Thursday, May 22, 2008

The Pitch

After a very relaxing week in Mexico, I'm back in the saddle and working again, so that also means I'm back to blogging. BEFORE the trip, though, something happened that I want to discuss a bit today: We secured an investment. Not an enormous one, but certainly enough to lift our spirits.

For me, this whole pitching process was a first, but my Father has done this several times before, so when we went into this meeting I mostly stuck to the technological portion of the demo and allowed him to do the talking (carefully watching to pick up what pointers I could). As the presentation progressed, and the investor signed, I think I derived some common components that could be used anytime one is trying to get a person to believe in them strongly enough to back them with money.

Prove the Problem

When we started the talk, we didn't just fire up the computer and show our service. What would that have shown? "Here's a piece of software, it's really cool and people will pay for it!". Wrong approach entirely, software (product or service) has no intrinsic value, it is only as valuable as it is useful. Thus, in order to sufficiently impress upon your potential investor just how great this software is, you need to establish the proper context: What problem exists right now that this product/service is going to solve?
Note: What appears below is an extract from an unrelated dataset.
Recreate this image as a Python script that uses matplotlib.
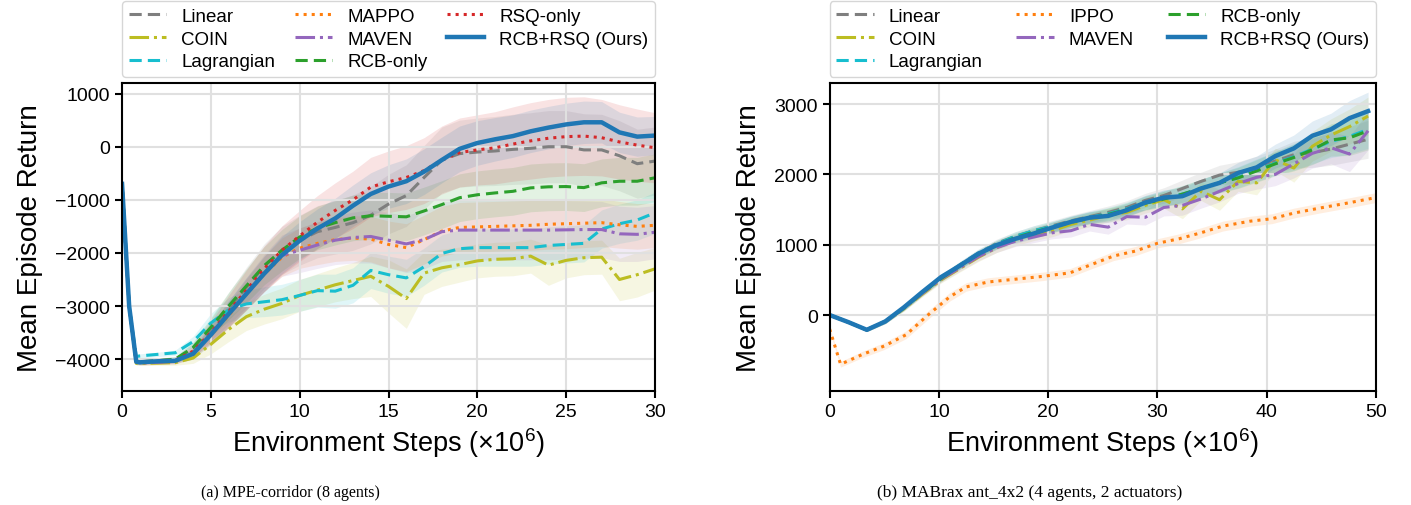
import numpy as np
import matplotlib
matplotlib.use('Agg')
import matplotlib.pyplot as plt

plt.rcParams['font.family'] = ['Liberation Sans', 'DejaVu Sans']
plt.rcParams['mathtext.fontset'] = 'custom'
plt.rcParams['mathtext.rm'] = 'Liberation Sans'
plt.rcParams['mathtext.it'] = 'Liberation Sans:italic'

# ---- (a) MPE-corridor data ----
x_mpe = [0, 0.4, 0.8, 1, 2, 3, 4, 5, 6, 7, 8, 9, 10, 11, 12, 13, 14, 15, 16, 17,
         18, 19, 20, 21, 22, 23, 24, 25, 26, 27, 28, 29, 30]

mpe_linear = [-700, -3000, -4050, -4050, -4030, -4000, -3800, -3450, -3050, -2650, -2250,
              -1950, -1760, -1600, -1520, -1430, -1290, -1080, -920, -580, -250, -130,
              -100, -80, -50, -30, 0, 0, -60, -60, -170, -320, -270]
mpe_coin = [-700, -3000, -4080, -4080, -4075, -4065, -3980, -3720, -3440, -3200, -3060,
            -2950, -2800, -2700, -2600, -2520, -2440, -2630, -2860, -2380, -2280, -2220,
            -2150, -2120, -2110, -2060, -2230, -2140, -2090, -2080, -2500, -2410, -2300]
mpe_lagr = [-700, -3000, -3950, -3940, -3910, -3880, -3670, -3320, -3070, -2960, -2920,
            -2880, -2800, -2710, -2720, -2610, -2330, -2410, -2470, -2260, -2010, -1920,
            -1900, -1900, -1900, -1900, -1860, -1840, -1820, -1550, -1450, -1380, -1245]
mpe_mappo = [-700, -3000, -4050, -4070, -4060, -4040, -3900, -3550, -3180, -2780, -2400,
             -2080, -1910, -1820, -1750, -1720, -1740, -1840, -1900, -1750, -1590, -1520,
             -1510, -1500, -1490, -1480, -1460, -1450, -1440, -1430, -1470, -1500, -1480]
mpe_maven = [-700, -3000, -4050, -4070, -4060, -4040, -3880, -3520, -3150, -2760, -2380,
             -2050, -1950, -1850, -1760, -1710, -1690, -1760, -1830, -1750, -1600, -1570,
             -1570, -1570, -1570, -1570, -1570, -1565, -1560, -1560, -1640, -1650, -1610]
mpe_rcb = [-700, -3000, -4050, -4050, -4030, -4000, -3780, -3400, -3000, -2620, -2240,
           -1950, -1700, -1530, -1430, -1340, -1300, -1310, -1320, -1210, -1090, -960,
           -905, -870, -840, -775, -755, -750, -770, -680, -650, -650, -585]
mpe_rsq = [-700, -3000, -4050, -4060, -4040, -4020, -3850, -3500, -3100, -2700, -2300,
           -1950, -1680, -1420, -1200, -1000, -760, -660, -580, -450, -250, -110,
           -60, -20, 50, 110, 160, 190, 200, 170, 90, 30, -20]
mpe_ours = [-700, -3000, -4050, -4060, -4040, -4030, -3900, -3540, -3150, -2770, -2390,
            -2040, -1770, -1540, -1350, -1110, -890, -750, -650, -470, -250, -40,
            70, 140, 200, 290, 360, 420, 460, 460, 270, 190, 210]

mpe_linear_sd = [60, 80, 40, 40, 40, 50, 100, 200, 300, 380, 420, 450, 470, 490, 500, 520, 540,
                 560, 580, 600, 620, 630, 640, 650, 660, 670, 680, 680, 680, 670, 660, 650, 640]
mpe_coin_sd = [60, 80, 40, 40, 40, 50, 100, 180, 230, 260, 280, 290, 300, 310, 320, 340, 380,
               500, 560, 400, 350, 330, 320, 320, 320, 320, 380, 330, 320, 320, 400, 420, 400]
mpe_lagr_sd = [60, 80, 40, 40, 40, 50, 100, 180, 230, 260, 280, 290, 300, 310, 320, 330, 340,
               350, 350, 350, 350, 350, 350, 350, 350, 350, 350, 350, 350, 360, 370, 380, 390]
mpe_mappo_sd = [60, 80, 40, 40, 40, 50, 90, 160, 230, 290, 330, 360, 380, 400, 410, 420, 430,
                440, 450, 460, 470, 470, 470, 470, 470, 470, 470, 470, 460, 450, 440, 430, 420]
mpe_maven_sd = [60, 80, 40, 40, 40, 50, 90, 160, 240, 300, 350, 390, 420, 440, 460, 480, 500,
                520, 540, 550, 560, 560, 560, 560, 560, 560, 560, 550, 540, 530, 520, 510, 500]
mpe_rcb_sd = [60, 80, 40, 40, 40, 50, 100, 180, 260, 320, 360, 390, 400, 410, 420, 430, 440,
              450, 450, 450, 450, 450, 450, 450, 450, 450, 450, 450, 450, 450, 450, 450, 450]
mpe_rsq_sd = [60, 80, 40, 40, 40, 50, 100, 200, 300, 380, 430, 460, 480, 500, 520, 540, 560,
              580, 600, 620, 640, 650, 660, 680, 700, 720, 730, 740, 740, 720, 700, 680, 660]
mpe_ours_sd = [60, 80, 40, 40, 40, 50, 100, 180, 250, 300, 330, 350, 360, 370, 380, 390, 400,
               410, 420, 430, 430, 430, 420, 410, 400, 400, 400, 400, 400, 390, 380, 370, 360]

# ---- (b) MABrax ant_4x2 data ----
x_ant = [0, 1.7, 3.4, 5.1, 6.8, 8.5, 10.2, 11.9, 13.6, 15.3, 17, 18.7, 20.4, 22.1, 23.8,
         25.5, 27.2, 28.9, 30.6, 32.3, 34, 35.7, 37.4, 39.1, 40.8, 42.5, 44.2, 45.9, 47.6, 49.3]
x_ippo = [0, 1, 3, 5, 7, 9, 11, 12.5, 14.5, 17, 19.5, 22, 24, 26, 28, 30, 32, 34, 36,
          38.5, 40.5, 42.5, 45, 47.5, 50]

ant_linear = [0, -100, -210, -90, 100, 320, 530, 710, 880, 1020, 1120, 1200, 1270, 1340, 1400,
              1460, 1530, 1630, 1700, 1800, 1900, 1990, 2030, 2100, 2190, 2280, 2310, 2360, 2430, 2500]
ant_coin = [0, -100, -210, -90, 90, 300, 500, 660, 820, 960, 1060, 1140, 1200, 1290, 1350,
            1420, 1460, 1560, 1640, 1510, 1760, 1640, 1900, 1880, 2210, 2090, 2400, 2560, 2680, 2830]
ant_lagr = [0, -100, -210, -90, 100, 320, 530, 710, 880, 1010, 1120, 1200, 1260, 1330, 1390,
            1440, 1510, 1600, 1660, 1720, 1800, 1880, 1960, 2060, 2160, 2250, 2360, 2470, 2540, 2640]
ant_ippo = [-200, -700, -560, -440, -280, 0, 260, 400, 470, 510, 550, 600, 720, 840, 910,
            1020, 1085, 1170, 1265, 1335, 1370, 1450, 1525, 1595, 1670]
ant_maven = [0, -100, -210, -90, 100, 310, 510, 670, 830, 960, 1050, 1110, 1170, 1200, 1290,
             1250, 1400, 1390, 1530, 1560, 1650, 1760, 1870, 1960, 2000, 2150, 2300, 2380, 2290, 2620]
ant_rcb = [0, -100, -210, -90, 100, 320, 520, 700, 860, 1000, 1100, 1180, 1250, 1320, 1380,
           1430, 1500, 1590, 1650, 1720, 1800, 1880, 1950, 2050, 2150, 2240, 2350, 2490, 2520, 2620]
ant_ours = [0, -100, -210, -90, 110, 330, 540, 700, 870, 995, 1085, 1160, 1245, 1325, 1385,
            1410, 1490, 1600, 1670, 1690, 1800, 1880, 2020, 2100, 2260, 2370, 2550, 2640, 2800, 2900]

ant_sd = [15, 20, 25, 30, 35, 40, 45, 50, 55, 60, 65, 70, 75, 80, 85, 90, 95, 100, 110, 120,
          130, 140, 150, 160, 170, 190, 210, 230, 250, 270]
ant_coin_sd = [15, 20, 25, 30, 35, 40, 45, 50, 60, 70, 75, 80, 85, 90, 95, 100, 105, 110, 120,
               140, 130, 150, 140, 170, 160, 200, 210, 230, 250, 270]
ant_ippo_sd = [30, 40, 45, 50, 55, 60, 60, 60, 60, 60, 60, 60, 60, 65, 65, 65, 70, 70, 70,
               70, 70, 70, 70, 70, 70]

colors = {
    'Linear': '#7f7f7f', 'COIN': '#bcbd22', 'Lagrangian': '#17becf', 'MAPPO': '#ff7f0e',
    'IPPO': '#ff7f0e', 'MAVEN': '#9467bd', 'RCB-only': '#2ca02c', 'RSQ-only': '#d62728',
    'RCB+RSQ (Ours)': '#1f77b4',
}
styles = {
    'Linear': (0, (4, 2)), 'COIN': '-.', 'Lagrangian': (0, (4, 2)), 'MAPPO': ':', 'IPPO': ':',
    'MAVEN': '-.', 'RCB-only': (0, (4, 2)), 'RSQ-only': ':', 'RCB+RSQ (Ours)': '-',
}


def draw(ax, x, y, sd, name):
    y = np.array(y)
    sd = np.array(sd)
    c = colors[name]
    lw = 3.2 if name == 'RCB+RSQ (Ours)' else 2.2
    ax.fill_between(x, y - sd, y + sd, color=c, alpha=0.13, lw=0)
    ax.plot(x, y, color=c, ls=styles[name], lw=lw, label=name)


def style_axes(ax):
    ax.grid(True, color='0.88', lw=1.5)
    for s in ax.spines.values():
        s.set_linewidth(1.5)
    ax.tick_params(labelsize=14, width=1.5, length=5)
    ax.set_xlabel(r'Environment Steps ($\times 10^6$)', fontsize=19.5)
    ax.set_ylabel('Mean Episode Return', fontsize=20, labelpad=9)
    ax.legend(loc='lower left', bbox_to_anchor=(0, 1.02, 1, 0.2), mode='expand', ncol=3,
              fontsize=13.5, handlelength=2.0, labelspacing=0.3, borderaxespad=0,
              borderpad=0.35, fancybox=True, edgecolor='0.8')


fig = plt.figure(figsize=(14.11, 5.06), dpi=100)
ax1 = fig.add_axes([0.0865, 0.2253, 0.3777, 0.6087])
ax2 = fig.add_axes([0.588, 0.2253, 0.387, 0.6087])

draw(ax1, x_mpe, mpe_linear, mpe_linear_sd, 'Linear')
draw(ax1, x_mpe, mpe_coin, mpe_coin_sd, 'COIN')
draw(ax1, x_mpe, mpe_lagr, mpe_lagr_sd, 'Lagrangian')
draw(ax1, x_mpe, mpe_mappo, mpe_mappo_sd, 'MAPPO')
draw(ax1, x_mpe, mpe_maven, mpe_maven_sd, 'MAVEN')
draw(ax1, x_mpe, mpe_rcb, mpe_rcb_sd, 'RCB-only')
draw(ax1, x_mpe, mpe_rsq, mpe_rsq_sd, 'RSQ-only')
draw(ax1, x_mpe, mpe_ours, mpe_ours_sd, 'RCB+RSQ (Ours)')
ax1.set_xlim(0, 30)
ax1.set_ylim(-4600, 1200)
ax1.set_yticks([-4000, -3000, -2000, -1000, 0, 1000])
style_axes(ax1)

draw(ax2, x_ant, ant_linear, ant_sd, 'Linear')
draw(ax2, x_ant, ant_coin, ant_coin_sd, 'COIN')
draw(ax2, x_ant, ant_lagr, ant_sd, 'Lagrangian')
draw(ax2, x_ippo, ant_ippo, ant_ippo_sd, 'IPPO')
draw(ax2, x_ant, ant_maven, ant_coin_sd, 'MAVEN')
draw(ax2, x_ant, ant_rcb, ant_sd, 'RCB-only')
draw(ax2, x_ant, ant_ours, ant_sd, 'RCB+RSQ (Ours)')
ax2.set_xlim(0, 50)
ax2.set_ylim(-1080, 3300)
ax2.set_yticks([0, 1000, 2000, 3000])
style_axes(ax2)

fig.text(0.206, 0.026, '(a) MPE-corridor (8 agents)', ha='center', va='center',
         fontsize=11.5, family='Liberation Serif')
fig.text(0.73, 0.026, '(b) MABrax ant_4x2 (4 agents, 2 actuators)', ha='center', va='center',
         fontsize=12.5, family='Liberation Serif')

fig.savefig('out.png', dpi=100)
This is important, I think, because once you've shown that there is some pain in the current state of affairs, all you need to convince your client of is that your solution alleviates that pain. It doesn't need to do anything and everything to be useful, it just needs to be able to solve that targeted problem.

Show, Don't Tell

A picture is worth 1000 words, and a prototype is worth 1000 paragraphs. It's not good enough to get into a pitch and say "We're proposing to build X software which will solve this problem", who knows how much work that will take or whether it's even possible? Glorious words about the supremacy of an as-of-yet-not-constructed product are not likely to inspire much confidence, but a working demo that somebody can play with proves a couple of things:

- the software is possible
- the interface is nice and intuitive
- we, the founders, are already invested in this idea

That last item is particularly important, I believe, because it shows the investor that you're in the same boat with them. If you're asking for money before you've done anything else, you're basically saying that you have an idea and you want the investor to bear all the risk. Does that show that you really believe in your idea? I don't think so. But if you have a working piece of software that you can show off as a prototype, you're basically saying "I am confident enough in this idea that I've already invested time and money into it, and I am sharing any risk that you take by providing me with more resources to put into it". That sort of impression is much more likely to elicit a positive response.

Demonstrate Differentiation

Your idea is probably not original. I don't mean that in a bad way, I just mean that you probably have at least SOME competition, even if it's indirect. An investor doesn't just need to know that your solution is good, they need to know why it's better than the others. If I were building a search engine (I'm not) I would have to show more than that I could just return relevant results. That wouldn't be enough by a long shot; I would have to show that I had a feature of my application that made me Different from other search engines in a way that would make people abandon other products in favor of mine (maybe mine credits your paypal account with a percentage of the revenue I make through advertising, or maybe it pulls results that are relevant to you and your social network, etc). The bigger a barrier that differentiation is to your competitors the better.

Ask for the Money

Probably the simplest piece of advice, but also the one that would be hardest for me to do. I watched as my father finished our demo and then immediately turned to the investor and said "What do you think? Is this something you'd like to participate in?", and I internally cringed realizing how tough it would be for me to throw something as personal as a monetary transaction out on the table like that: I would feel like I was SELLING them something. Of course, that's exactly what you're doing, and as unpleasant as it might be you just have to ask for the "sale" or they have no reason to give it to you. With my instinctual indirect approach, I probably would have done the demo, asked if they liked it (which probably would have brought a "yes"), and then thanked them for their time and left. A week later I would have been nothing but a memory to them. Asking somebody if they "like" your idea is not the same as asking if they want to invest in it, because the latter is a call to action: if they say yes it's a committal to spend money and if they say no they'll have to give you a reason why. They could lie about "Liking" your idea and never have to do anything further about it. If you want, you must ask.

So what do you think, is it a perfect formula for success in money-raising? Of course not, how could there ever even be such a thing? But it worked for us once, and I would imagine that NOT incorporating a few of the above components could be a near-perfect formula for failure.

2 comments:

Anonymous said...

Ethan...great learnings. I am sure you will discover a ton more. I made a list which you may enjoy reading as you get started.http://blogs.jobdig.com/wwds/2008/02/12/100-attributes-of-successful-entrepreneurs-now-an-e-book/
best of luck,
GL HOFFMAN, Minneapolis

Steve Asher said...

I was listening to a podcast a while back that featured several entrepreneurs of successful startup. One gave advice on getting venture capital, specifically how to frame your "Marketing Hypothesis". He had a simple template:

People with [these characteristics] want to part with [this much money] to buy [this suite of things] to satisfy [these needs].

Since this is a hypothesis, he noted, you then need to gather empirical evidence to support or reject the hypothesis.